Liverpool Hope University announced that they will be awarding Kevin Kelly an honorary Doctorate at its graduation ceremony in 2007 and The Centre for the Study of Contemporary Ecclesiology has honoured Kevin Kelly by awarding him its very first Honorary Fellowship for his services to the church, to pastoral care, to moral theology, to ecumenism and to the wider community in general.

Kelly died on 25 September 2018, at the age of 85.

== Publications ==
- From a Parish Base: Essays in Moral and Pastoral Theology (Darton Longman and Todd, 1999)
- New Directions in Sexual Ethics: Moral Theology and the Challenge of AIDS (Continuum, 1998)
- New Directions in Moral Theology: The Challenge of Being Human (Continuum, 1992)
- Conscience: Dictator or Guide? A Study in 17th Century English Protestant Moral Theology (Geoffrey Chapman, 1967)
- Divorce and Second Marriage: Facing the Challenge, (Collins, 1982)
- Life and Love: Towards a Christian dialogue on bioethical questions, (Collins, 1987)
- Divorce and Second Marriage: Facing the Challenge, New and Expanded Edition, (Geoffrey Chapman, 1997)

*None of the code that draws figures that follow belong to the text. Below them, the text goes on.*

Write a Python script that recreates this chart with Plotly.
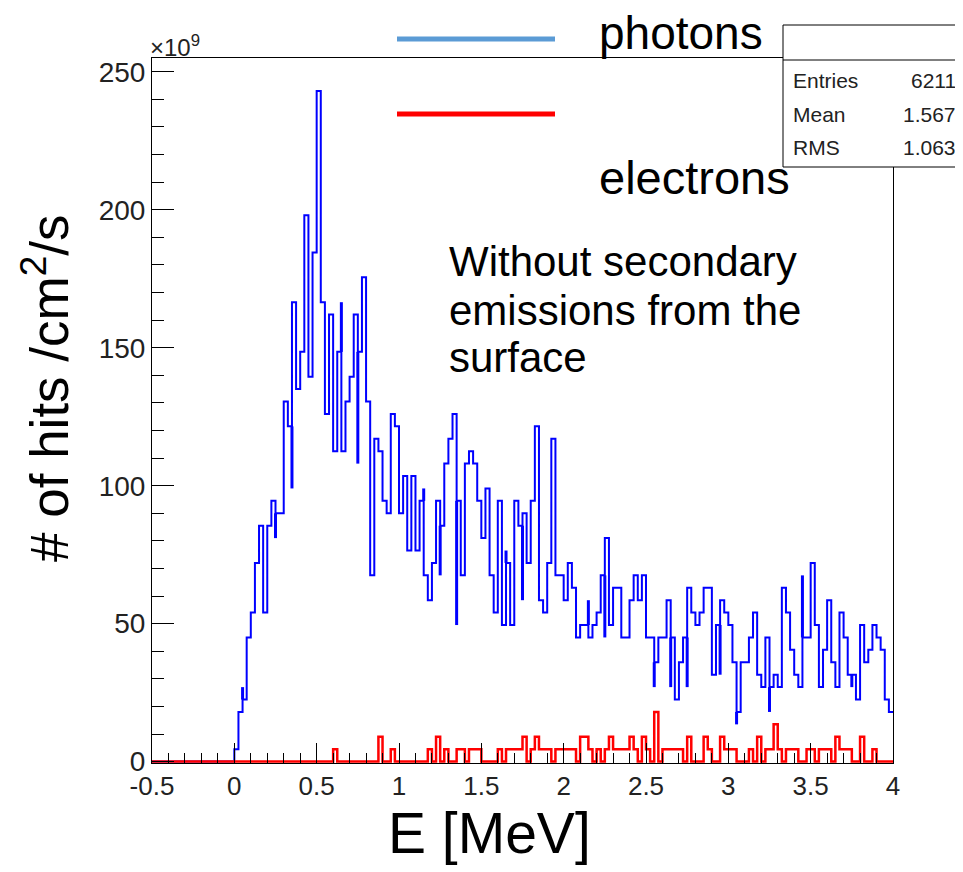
import plotly.graph_objects as go

# ---------------- data (values in units of 1e9 hits/cm^2/s) ----------------
x_min, x_max = -0.5, 4.0
bin_start = 0.0
bin_width = 0.025

photons = [
    4.5, 18, 22.5, 45, 54, 72, 85.5, 54, 85.5, 94.5,
    90, 90, 130.5, 121.5, 166.5, 135, 148.5, 198, 139.5, 184.5,
    243, 166.5, 126, 162, 112.5, 148.5, 112.5, 130.5, 139.5, 162,
    148.5, 175.5, 130.5, 67.5, 117, 112.5, 94.5, 90, 126, 121.5,
    90, 103.5, 76.5, 103.5, 76.5, 94.5, 67.5, 58.5, 72, 94.5,
    85.5, 108, 117, 126, 94.5, 67.5, 108, 112.5, 108, 94.5,
    81, 99, 67.5, 54, 94.5, 49.5, 72, 49.5, 94.5, 85.5,
    90, 72, 94.5, 121.5, 58.5, 54, 72, 117, 67.5, 67.5,
    58.5, 72, 63, 45, 49.5, 49.5, 45, 49.5, 54, 67.5,
    81, 49.5, 63, 63, 45, 45, 58.5, 67.5, 58.5, 67.5,
    45, 45, 36, 45, 45, 58.5, 45, 22.5, 36, 45,
    63, 54, 49.5, 54, 63, 63, 31.5, 49.5, 58.5, 54,
    49.5, 36, 18, 36, 36, 45, 54, 31.5, 27, 45,
    27, 31.5, 27, 63, 54, 40.5, 31.5, 27, 45, 45,
    72, 49.5, 27, 40.5, 58.5, 36, 27, 54, 45, 31.5,
    31.5, 22.5, 49.5, 36, 40.5, 49.5, 45, 40.5, 22.5, 18,
]

electrons = [
    0, 0, 0, 0, 0, 0, 0, 0, 0, 0,
    0, 0, 0, 0, 0, 0, 0, 0, 0, 0,
    0, 0, 0, 0, 4.5, 0, 0, 0, 0, 0,
    0, 0, 0, 0, 0, 9, 0, 0, 4.5, 0,
    0, 0, 0, 0, 0, 0, 0, 4.5, 0, 9,
    0, 4.5, 0, 0, 4.5, 4.5, 0, 4.5, 4.5, 4.5,
    0, 0, 0, 0, 4.5, 0, 4.5, 4.5, 4.5, 4.5,
    9, 0, 4.5, 9, 4.5, 4.5, 4.5, 0, 4.5, 4.5,
    4.5, 4.5, 4.5, 0, 9, 9, 4.5, 0, 4.5, 0,
    4.5, 9, 4.5, 4.5, 4.5, 4.5, 9, 4.5, 0, 9,
    4.5, 0, 18, 0, 4.5, 4.5, 4.5, 4.5, 4.5, 0,
    9, 0, 0, 0, 9, 4.5, 0, 0, 9, 4.5,
    4.5, 4.5, 0, 0, 0, 4.5, 0, 9, 0, 4.5,
    4.5, 13.5, 4.5, 0, 4.5, 4.5, 4.5, 0, 0, 4.5,
    4.5, 0, 4.5, 4.5, 4.5, 0, 9, 4.5, 4.5, 4.5,
    0, 0, 9, 0, 0, 4.5, 0, 0, 0, 0,
]

# narrow spikes drawn at bin boundaries in the photon histogram
spike_E = [0.05, 0.25, 0.35, 0.65, 0.75, 1.15, 1.25, 1.35, 1.65, 1.75,
           2.15, 2.25, 2.55, 2.65, 2.75, 2.95, 3.05, 3.25, 3.45, 3.75]
spike_from = [22.5, 90, 121.5, 148.5, 148.5, 94.5, 85.5, 94.5, 72, 85.5,
              49.5, 67.5, 36, 45, 45, 49.5, 18, 27, 45, 31.5]
spike_to = [27, 81, 99, 166.5, 108, 99, 67.5, 49.5, 76.5, 58.5,
            58.5, 45, 27, 27, 27, 31.5, 13.5, 18, 67.5, 27]

x_ticks = [-0.5, 0, 0.5, 1, 1.5, 2, 2.5, 3, 3.5, 4]
x_ticklabels = ["-0.5", "0", "0.5", "1", "1.5", "2", "2.5", "3", "3.5", "4"]
y_ticks = [0, 50, 100, 150, 200, 250]
y_ticklabels = ["0", "50", "100", "150", "200", "250"]

stats_labels = ["Entries", "Mean", "RMS"]
stats_values = ["6211", "1.567", "1.063"]
note_lines = ["Without secondary", "emissions from the", "surface"]


def step_xy(vals):
    xs = [x_min] + [bin_start + i * bin_width for i in range(len(vals) + 1)]
    ys = [0] + list(vals) + [vals[-1]]
    return xs, ys


fig = go.Figure()

px_, py_ = step_xy(photons)
fig.add_trace(go.Scatter(x=px_, y=py_, mode="lines", line_shape="hv",
                         line=dict(color="#0000ff", width=2), hoverinfo="skip"))

sx, sy = [], []
for e, a, b in zip(spike_E, spike_from, spike_to):
    sx += [e, e, None]
    sy += [a, b, None]
fig.add_trace(go.Scatter(x=sx, y=sy, mode="lines",
                         line=dict(color="#0000ff", width=3), hoverinfo="skip"))

ex_, ey_ = step_xy(electrons)
fig.add_trace(go.Scatter(x=ex_, y=ey_, mode="lines", line_shape="hv",
                         line=dict(color="#ff0000", width=2.5), hoverinfo="skip"))

# ---------------- layout ----------------
# the page body has an 8px margin; the figure is sized so the plot frame
# lands at page pixels x 152..893, y 58..763
OFF = 8
PL, PR, PT, PB = 152, 893, 58, 763      # plot frame in page pixels
W, H = 963 - OFF, 872 - OFF
L, T = PL - OFF, PT - OFF
R, B = (W + OFF) - PR, (H + OFF) - PB
pw, ph = PR - PL, PB - PT


def pxx(x):
    return (x - PL) / pw


def pxy(y):
    return (PB - y) / ph


fig.update_layout(
    width=W, height=H,
    margin=dict(l=L, r=R, t=T, b=B),
    plot_bgcolor="white", paper_bgcolor="white",
    showlegend=False,
    font=dict(family="Liberation Sans, Arial, sans-serif", color="black"),
)

fig.update_xaxes(
    range=[x_min, x_max], tickvals=x_ticks, ticktext=x_ticklabels,
    ticks="inside", ticklen=20, tickwidth=1, tickcolor="black",
    minor=dict(dtick=0.1, tick0=-0.5, ticks="inside", ticklen=10, tickwidth=1, tickcolor="black"),
    showline=True, linecolor="black", linewidth=1, mirror=True,
    showgrid=False, zeroline=False,
    tickfont=dict(size=26, color="#222222"),
)
fig.update_yaxes(
    range=[-0.5, 255], tickvals=y_ticks, ticktext=y_ticklabels,
    ticks="inside", ticklen=22, tickwidth=1, tickcolor="black",
    minor=dict(dtick=10, tick0=0, ticks="inside", ticklen=12, tickwidth=1, tickcolor="black"),
    showline=True, linecolor="black", linewidth=1, mirror=True,
    showgrid=False, zeroline=False,
    tickfont=dict(size=28, color="#222222"),
)

shapes = []
# legend lines
shapes.append(dict(type="line", xref="paper", yref="paper",
                   x0=pxx(397), x1=pxx(555), y0=pxy(39), y1=pxy(39),
                   line=dict(color="#5b9bd5", width=5)))
shapes.append(dict(type="line", xref="paper", yref="paper",
                   x0=pxx(397), x1=pxx(555), y0=pxy(114), y1=pxy(114),
                   line=dict(color="#ff0000", width=5)))
# stats box
shapes.append(dict(type="rect", xref="paper", yref="paper", layer="above",
                   x0=pxx(783), x1=pxx(975), y0=pxy(167), y1=pxy(25),
                   fillcolor="white", line=dict(color="black", width=1)))
shapes.append(dict(type="line", xref="paper", yref="paper", layer="above",
                   x0=pxx(783), x1=pxx(975), y0=pxy(60), y1=pxy(60),
                   line=dict(color="black", width=1)))
fig.update_layout(shapes=shapes)

ann = []
ann.append(dict(text="E [MeV]", xref="paper", yref="paper", x=pxx(489), y=pxy(833),
                showarrow=False, font=dict(size=57), xanchor="center", yanchor="middle"))
ann.append(dict(text="# of hits /cm<sup>2</sup>/s", xref="paper", yref="paper",
                x=pxx(45), y=pxy(388), textangle=-90, showarrow=False,
                font=dict(size=53), xanchor="center", yanchor="middle"))
ann.append(dict(text="\u00d710<sup>9</sup>", xref="paper", yref="paper", x=pxx(148), y=pxy(46),
                showarrow=False, font=dict(size=24, color="#222222"), xanchor="left", yanchor="middle"))
ann.append(dict(text="photons", xref="paper", yref="paper", x=pxx(597), y=pxy(33),
                showarrow=False, font=dict(size=46), xanchor="left", yanchor="middle"))
ann.append(dict(text="electrons", xref="paper", yref="paper", x=pxx(597), y=pxy(177),
                showarrow=False, font=dict(size=47), xanchor="left", yanchor="middle"))
for line, yy in zip(note_lines, [262, 310, 358]):
    ann.append(dict(text=line, xref="paper", yref="paper",
                    x=pxx(447), y=pxy(yy), showarrow=False, font=dict(size=42),
                    xanchor="left", yanchor="middle"))
row_y = [80, 114, 148]
for lab, val, yy in zip(stats_labels, stats_values, row_y):
    ann.append(dict(text=lab, xref="paper", yref="paper", x=pxx(791), y=pxy(yy),
                    showarrow=False, font=dict(size=21, color="#222222"),
                    xanchor="left", yanchor="middle"))
    ann.append(dict(text=val, xref="paper", yref="paper", x=pxx(958), y=pxy(yy),
                    showarrow=False, font=dict(size=21, color="#222222"),
                    xanchor="right", yanchor="middle"))
fig.update_layout(annotations=ann)

fig.write_html("out.html")
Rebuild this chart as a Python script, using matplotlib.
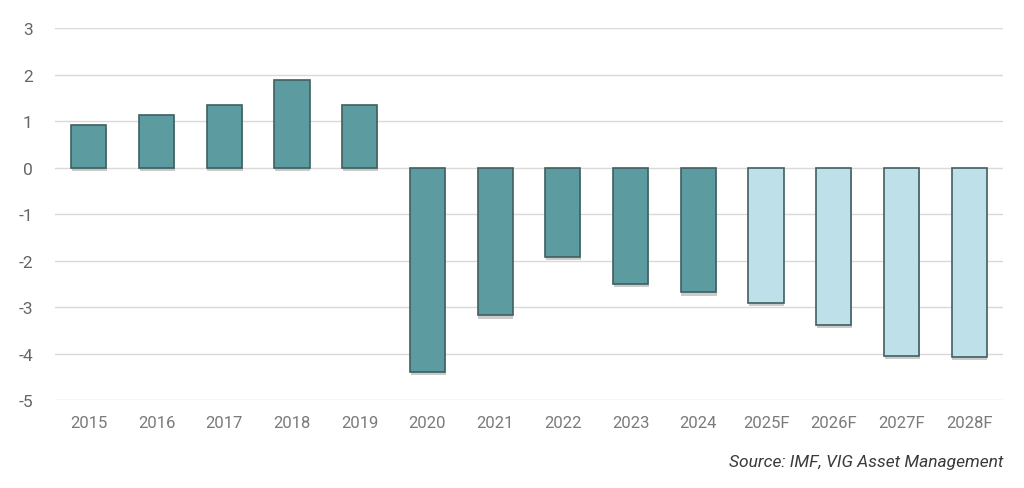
import matplotlib
matplotlib.use("Agg")
import matplotlib.pyplot as plt
import matplotlib.patheffects as pe

plt.rcParams["font.family"] = ["Roboto", "DejaVu Sans"]
plt.rcParams["axes.unicode_minus"] = False

# Budget balance (% of GDP), actuals and IMF forecasts
years = ["2015", "2016", "2017", "2018", "2019", "2020", "2021",
         "2022", "2023", "2024", "2025F", "2026F", "2027F", "2028F"]
values = [0.92, 1.13, 1.35, 1.89, 1.34, -4.39, -3.18,
          -1.92, -2.50, -2.68, -2.91, -3.38, -4.05, -4.07]
is_forecast = [y.endswith("F") for y in years]

ACTUAL = "#5c9ca0"
FORECAST = "#bee0e9"
EDGE = "#3f5f61"

fig = plt.figure(figsize=(10.24, 4.89), dpi=100)
ax = fig.add_axes([0.0537, 0.18, 0.9258, 0.76])

x = list(range(len(years)))
colors = [FORECAST if f else ACTUAL for f in is_forecast]
bars = ax.bar(x, values, width=0.52, color=colors, edgecolor=EDGE,
              linewidth=1.2, zorder=3)
for b in bars:
    b.set_path_effects([pe.SimplePatchShadow(offset=(0.5, -2.5), alpha=0.3,
                                             shadow_rgbFace="#555555"),
                        pe.Normal()])

ax.set_xlim(-0.5, len(years) - 0.5)
ax.set_ylim(-5, 3)
ax.set_yticks(range(-5, 4))
ax.set_xticks(x)
ax.set_xticklabels(years)
ax.grid(axis="y", color="#d9d9d9", linewidth=1, zorder=0)
for s in ax.spines.values():
    s.set_visible(False)
ax.tick_params(length=0, labelsize=12, labelcolor="#7a7a7a")
ax.tick_params(axis="x", pad=11)
ax.tick_params(axis="y", pad=16, labelsize=12.5, labelcolor="#666666")

fig.text(0.9795, 0.055, "Source: IMF, VIG Asset Management", ha="right",
         va="center", fontsize=12.5, style="italic", color="#3a3a3a")

fig.savefig("out.png", dpi=100)
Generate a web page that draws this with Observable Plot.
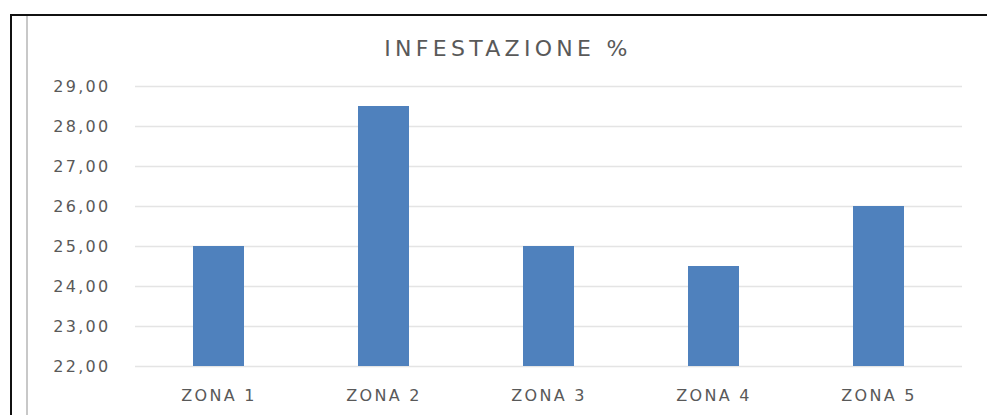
<!DOCTYPE html>
<html>
<head>
<meta charset="utf-8">
<script src="https://cdn.jsdelivr.net/npm/d3@7"></script>
<script src="https://cdn.jsdelivr.net/npm/@observablehq/plot@0.6"></script>
<style>
  html, body { margin: 0; padding: 0; background: #ffffff; }
  #wrap { position: relative; width: 987px; height: 415px; overflow: hidden; background: #fff; }
  #chart { position: absolute; left: 0; top: 0; }
  .border-top { position: absolute; left: 10px; top: 14px; width: 977px; height: 2px; background: #111; }
  .border-left { position: absolute; left: 10px; top: 14px; width: 2px; height: 401px; background: #111; }
  .inner-left { position: absolute; left: 26px; top: 16px; width: 1.5px; height: 399px; background: #c8c8c8; }
  #title { position: absolute; left: 0; width: 1016px; top: 36px; text-align: center;
           font-family: "DejaVu Sans", sans-serif; font-size: 22px; color: #595959; letter-spacing: 4.3px; }
  #chart text { letter-spacing: 2.3px; }
</style>
</head>
<body>
<div id="wrap">
  <div id="chart"></div>
  <div class="border-top"></div>
  <div class="border-left"></div>
  <div class="inner-left"></div>
  <div id="title">INFESTAZIONE %</div>
</div>
<script>
const zones = ["ZONA 1", "ZONA 2", "ZONA 3", "ZONA 4", "ZONA 5"];
const infestation = [25.0, 28.5, 25.0, 24.5, 26.0];
const yTicks = [22, 23, 24, 25, 26, 27, 28, 29];

const data = zones.map((z, i) => ({zone: z, value: infestation[i]}));
const fmt = d => d.toFixed(2).replace(".", ",");

const chart = Plot.plot({
  width: 987,
  height: 415,
  marginLeft: 135,
  marginRight: 25,
  marginTop: 86,
  marginBottom: 49,
  style: {fontFamily: "DejaVu Sans, sans-serif", fontSize: "16px", color: "#595959", background: "transparent", overflow: "visible"},
  x: {domain: zones, paddingInner: 0.69, paddingOuter: 0.345, label: null},
  y: {domain: [22, 29], label: null},
  marks: [
    Plot.ruleY(yTicks, {stroke: "#e4e4e4", strokeWidth: 1.6}),
    Plot.barY(data, {x: "zone", y1: 22, y2: "value", fill: "#4f81bd"}),
    Plot.axisX({tickSize: 0, tickPadding: 23, label: null, fill: "#595959"}),
    Plot.axisY({ticks: yTicks, tickSize: 0, tickPadding: 25, tickFormat: fmt, label: null, fill: "#595959"})
  ]
});
document.getElementById("chart").appendChild(chart);
</script>
</body>
</html>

== Selection of contributions to other publications ==
- 'The Role of the Moral Theologian in the Church', in R Gallagher & B McConvery (edits), Conscience and History, Gill & Macmillan, 1989, 8–23
- 'Divorce and Remarriage', in Bernard Hoose (edit), Christian Ethics: An Introduction, Geoffrey Chapman, 1998, 248–265
- 'Divorce', in Adrian Hastings (editor), The Oxford Companion to Christian Thought, Oxford University Press, 2000, 172–173
- 'A Moral Theologian faces the new Millennium in a time of AIDS', in James Keenan (editor), with Jon Fuller, Lisa Sowle Cahill & Kevin Kelly, Catholic Ethicists on HIV/AIDS Prevention, Continuum, 2000, 324–332.
- 'Some theological reflections on the parish reports', in Noel Timms (edit), Diocesan Dispositions & Parish Voices in RC Church, Ashgate, 2001, 167–180
- 'Divorce and Remarriage', in James J Walter, Timothy E O'Connell & Thomas A Shannon (editors), A Call to Fidelity: On the Moral Theology of Charles E Curran, Georgetown University Press, 2002, 97–112
- 'Resuscitation', in Peter Drury, Tony Flynn, Kevin T Kelly, Resuscitation: Whose Decision? Christian Council on Ageing, 2003, 13–25
- 'It's Great to be Alive', in Linda Hogan & Barbara Fitzgerald, Between Poetry and Politics: Essays in honour of Enda McDonagh Columba Press, 2003.